If I say, “Only address me as ‘Lord Almighty’,” people are going to laugh and refuse. If I say, “Only refer to me as ‘zer,’” people are supposed to respect that. Where is the line in these things? What if they say “Don’t use gendered pronouns for anyone in my presence”?
It is an honest question because I don’t know. I know for a lot of less progressive people, the whole thing seems stupid and we should just use English as we learned it in school. I’m not of that ilk but I also wince when people make up new pronouns every few years instead of, say, the singular ‘they’ that goes back to Shakespeare and is non-gendered.

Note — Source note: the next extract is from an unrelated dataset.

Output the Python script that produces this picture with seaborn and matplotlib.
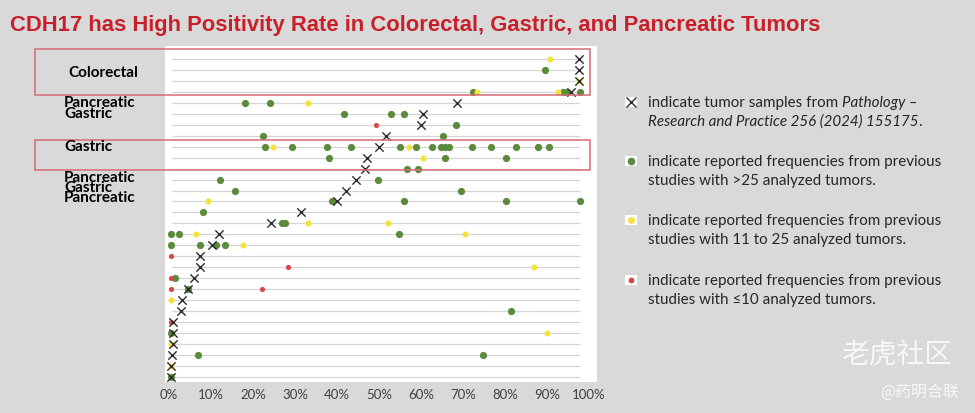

I can only tell you what is okay for me, I think. I can’t speak for other people, or other communities, because I’m not them. I am fine with my birth gender. I’m not a fan of female.
Much of this comes from the post-Foucauldian turn, where language and discourse are constructive elements in our social structures. How we talk helps us to understand and structure the world, so for people who are interested in that way of thinking - they see it as taking power over their lives, insisting on what they consider respectful language that speaks to how they identify.
But we can see how language evolves over time. We know that actually happens and those changes often happen because people start using language differently, often to assert their rights to be treated equally. One example I can think of is the term Queer, which used to be offensive, but it was really embraced going into the AIDS crisis in the early 80s. Queer became a marker of rejecting the need to be “straight” and normal and to embrace a non-heteronormanative identity. Not even all LBGT people embrace the term though.
As a slight derail, in the 80’s I read Lord of the Ring. After a dozen or so examples I took my book to my mother and ask Why is he using a word we aren’t supposed to say?
Her answer was just a straight up Some words had different means. They use it as ‘different’.
This was a minor epiphany for me. It felt great to learn one of the Great Truths of language. Shit never stops changin’.
I use the singular they as a gender neutral pronoun. The singular they has been in use since the 14th century and is already common place in spoken language.
I am not going to go into a party and use ey, hu, jee, per, ve, thon, ze and every other non-traditional pronoun because frankly I can’t keep track of them all and who prefers what. If they are in the conversation, I just use their name and if they aren’t, then they won’t know what I’m using anyway.